The law states that the decision to exclude on terrorist grounds under Section 212(a)(3)(B) can be made by the consular officer or the Attorney General, but Armitage is refusing a request from the Attorney General on the grounds that the decision rests with the consular officer. Armitage's reading of the law is simply untenable--especially since if the FTTTF tells the consular officer that an individual is a terrorist who should be excluded, the consular officer, by definition, "has reasonable ground to believe" that the individual fits within the (a)(3)(B) exclusion category. My question is: why do we need Congress mucking around in this? Where the heck is the White House Office of the Legal Counsel--it's their job to step in to an intra-agency turf battle and, in this case, tell State to back down and follow the $*@#!ing law?

(Armitage is also incorrect that visas should be presumptively granted, but that's a different issue.)
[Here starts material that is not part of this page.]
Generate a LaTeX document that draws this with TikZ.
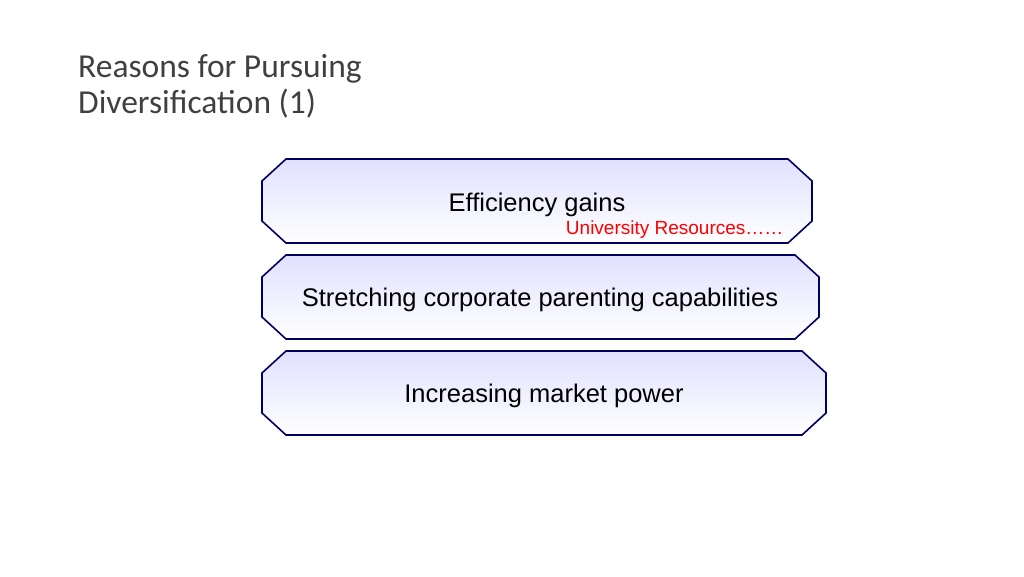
\documentclass[tikz,border=0pt]{standalone}
\usepackage{fontspec}
\setmainfont{Liberation Sans}
\newfontfamily\titlefont{Carlito}
\begin{document}
\begin{tikzpicture}[x=1pt,y=-1pt,
  box/.style={draw=blue!30!black!90!blue,line width=1.6pt,top color=blue!12!white,bottom color=white},
  lbl/.style={font=\fontsize{25.5}{30}\selectfont,text=black}]
\useasboundingbox (0,0) rectangle (1024,576);
\node[anchor=west,align=left,font=\titlefont\fontsize{33.5}{36}\selectfont,text=black!75,inner sep=0pt] (title) at (78,86) {Reasons for Pursuing\\Diversification (1)};
\foreach \i/\t/\r in {1/159/812,2/255/819,3/351/826}{
  \path[box] (286,\t) -- (\r-24,\t) -- (\r,\t+22) -- (\r,\t+62) -- (\r-24,\t+84) -- (286,\t+84) -- (262,\t+62) -- (262,\t+22) -- cycle;
}
\node[lbl] (a) at (537,205) {Efficiency gains};
\node[anchor=east,font=\fontsize{19}{22}\selectfont,text=red] (ar) at (787,230) {University Resources……};
\node[lbl] (b) at (540,300) {Stretching corporate parenting capabilities};
\node[lbl] (c) at (544,396) {Increasing market power};
\end{tikzpicture}
\end{document}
I'll concede: one possibility is that the FTTTF is not dotting i's and crossing t's. There might be "magic words" it needs to use in its correspondence with State that it is not using (e.g., "It is the decision of the Attorney General that..."). Perhaps the fault lies with John Ashcroft for failing to delegate the Attorney General's powers to the FTTTF. But, if so, why doesn't Armitage say this instead of making a bogus argument that the sole authority rests with a consular officer? And why is State more concerned with protecting its bailiwick than with national security?
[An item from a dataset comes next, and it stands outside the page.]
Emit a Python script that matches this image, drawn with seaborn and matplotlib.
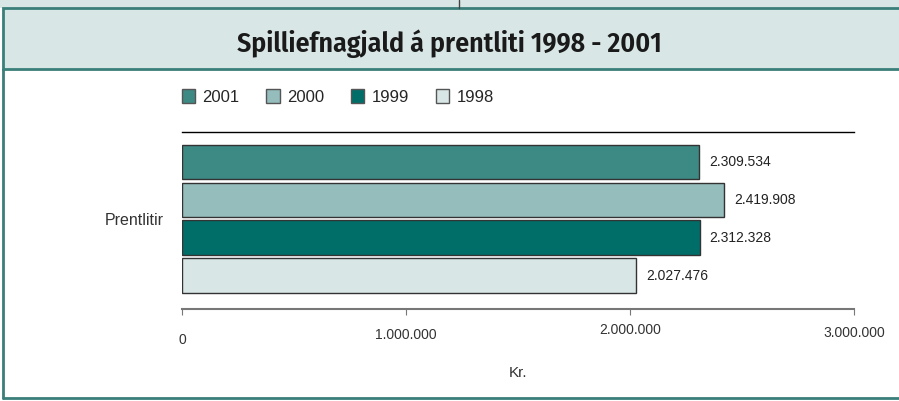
import matplotlib
matplotlib.use("Agg")
import matplotlib.pyplot as plt
from matplotlib.patches import Rectangle
from matplotlib.lines import Line2D
import pandas as pd
import seaborn as sns

## data
category = ["Prentlitir"]
years = ["2001", "2000", "1999", "1998"]
values = [2309534, 2419908, 2312328, 2027476]
colors = ["#3d8a84", "#94bdbb", "#006e68", "#d8e6e6"]
xticks = [0, 1000000, 2000000, 3000000]
xtick_labels = ["0", "1.000.000", "2.000.000", "3.000.000"]
# the original staggers the tick labels vertically (axes coords)
xtick_label_y = [-0.175, -0.147, -0.116, -0.136]

df = pd.DataFrame({"cat": category * len(years), "year": years, "value": values})

sns.set_style("white")
plt.rcParams["font.family"] = ["Liberation Sans", "DejaVu Sans"]

fig = plt.figure(figsize=(8.99, 4.01), dpi=100)

## frame like the report page
frame_col = "#3a7f7a"
light = "#d8e6e6"
fig.patches.append(Rectangle((0, 1 - 8 / 401), 1, 8 / 401, transform=fig.transFigure,
                             facecolor=light, edgecolor="none", zorder=0))
fig.lines.append(Line2D([459 / 899, 459 / 899], [1, 1 - 8 / 401], transform=fig.transFigure,
                        color="#444444", lw=1))
fig.patches.append(Rectangle((3 / 899, 1 - 69 / 401), 1.5, 61 / 401, transform=fig.transFigure,
                             facecolor=light, edgecolor=frame_col, lw=2, zorder=1))
fig.lines.append(Line2D([3 / 899, 3 / 899], [1 - 69 / 401, 1 - 398 / 401], transform=fig.transFigure,
                        color=frame_col, lw=2))
fig.lines.append(Line2D([3 / 899, 1], [1 - 398 / 401, 1 - 398 / 401], transform=fig.transFigure,
                        color=frame_col, lw=2))

title = fig.text(0.5, 1 - 44 / 401, "Spilliefnagjald á prentliti 1998 - 2001", ha="center", va="center",
                 fontsize=18, fontweight="semibold", family=["Fira Sans Condensed", "DejaVu Sans"],
                 color="#1a1a1a")
# scale the title so it is as wide as in the original (about 425 px)
r = fig.canvas.get_renderer()
w = title.get_window_extent(r).width
title.set_fontsize(18 * 425 / w)

## the bars
ax = fig.add_axes([182 / 899, 1 - 309 / 401, 672 / 899, 177 / 401])
sns.barplot(data=df, x="value", y="cat", hue="year", hue_order=years, palette=colors,
            saturation=1, orient="h", width=0.8, gap=0.08, edgecolor="#333333", linewidth=1,
            legend=False, ax=ax)
ax.set_ylim(0.474, -0.458)
ax.set_xlim(0, 3000000)

for cont, v in zip(ax.containers, values):
    ax.bar_label(cont, labels=[f"{v:,}".replace(",", ".")], padding=7, fontsize=10, color="#222222")

ax.set_xticks(xticks)
ax.set_xticklabels([])
ax.tick_params(axis="x", direction="out", length=4, color="#777777", bottom=True)
for x, lab, y in zip(xticks, xtick_labels, xtick_label_y):
    ax.text(x, y, lab, transform=ax.get_xaxis_transform(), ha="center", va="center",
            fontsize=10, color="#333333")

ax.tick_params(axis="y", length=0, pad=13, labelsize=11.5, labelcolor="#333333")
ax.set_ylabel("")
ax.set_xlabel("Kr.", fontsize=11, color="#333333")
ax.xaxis.set_label_coords(0.5, -0.362)
ax.xaxis.label.set_va("center")

sns.despine(ax=ax, left=True, right=True, top=False)
ax.spines["top"].set_color("black")
ax.spines["top"].set_linewidth(1)
ax.spines["bottom"].set_color("#777777")
ax.spines["bottom"].set_linewidth(1.5)

## legend
handles = [Rectangle((0, 0), 1, 1, facecolor=c, edgecolor="#555555", lw=1) for c in colors]
fig.legend(handles, years, loc="center left", bbox_to_anchor=(175 / 899, 1 - 97 / 401),
           ncol=4, frameon=False, fontsize=12, handlelength=0.8, handleheight=0.9,
           handletextpad=0.45, columnspacing=1.6, borderaxespad=0)

fig.savefig("out.png", dpi=100)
The whole issue is frustrating. There is a correct answer here, but it's being obscured by particularly poor argumentation by both Mowbray and State. What I see in the Armitage letter, however, makes me think that Mowbray has a point.
"GIRLS ARE PRETTY" got a front-page spot on Blogger.com. Good for them. Today's entry serves as a substitute for any commentary I'd make on the Moussaoui trial. (warning: foul language)
MY CO-BLOGGER WRITES immediately below:
Show me a society in which legal equality for women has diminished as tolerance for sexually explicit material moved from greater to less (as, indeed, these things fluctuate historically, even in the U.S., even before the 1960's), and we'll talk.
Correct me if I'm wrong, but legal equality for women declined between 1995 and 2001 in Afghanistan. I strongly doubt that tolerance for sexually explicit material increased during that time in that place.

That's not to say that there isn't some "Laffer curve" of sexual tolerance whereby too much isn't worse off for a society than somewhat less, or that the experience in Afghanistan has or hasn't relevance here, of course. In the Afghan case, both variables were the result of Saudi-style Islam being imposed upon the nation. Still, that does tend to support Eugene's observation that there's a correlation between women's lib and tolerance of sexually explicit material, at least at the macro level.

Part of the reason for this is that the MacKinnon-style theories of pornography leading to violence are new. Canada has adopted censorship laws on these grounds, and some censorship has taken place in the U.S. under the rubric of sexual harassment law, but, in general, most MacKinnon-style anti-pornography laws have been found to violate the First Amendment. In short, there's been very little opportunity for society to experiment with points far off of the correlation curve: legal equality for women has been made politically feasible in large part because of relatively recent advances in birth control and reduced death rates in childbirth and infant mortality. Richard Posner's "Sex and Reason" has numerous failings, but a fascinating, if cold-hearted, discussion of why there are economic reasons that a society that restricts women to familial roles would also seek to restrict means of sexual expression outside the family.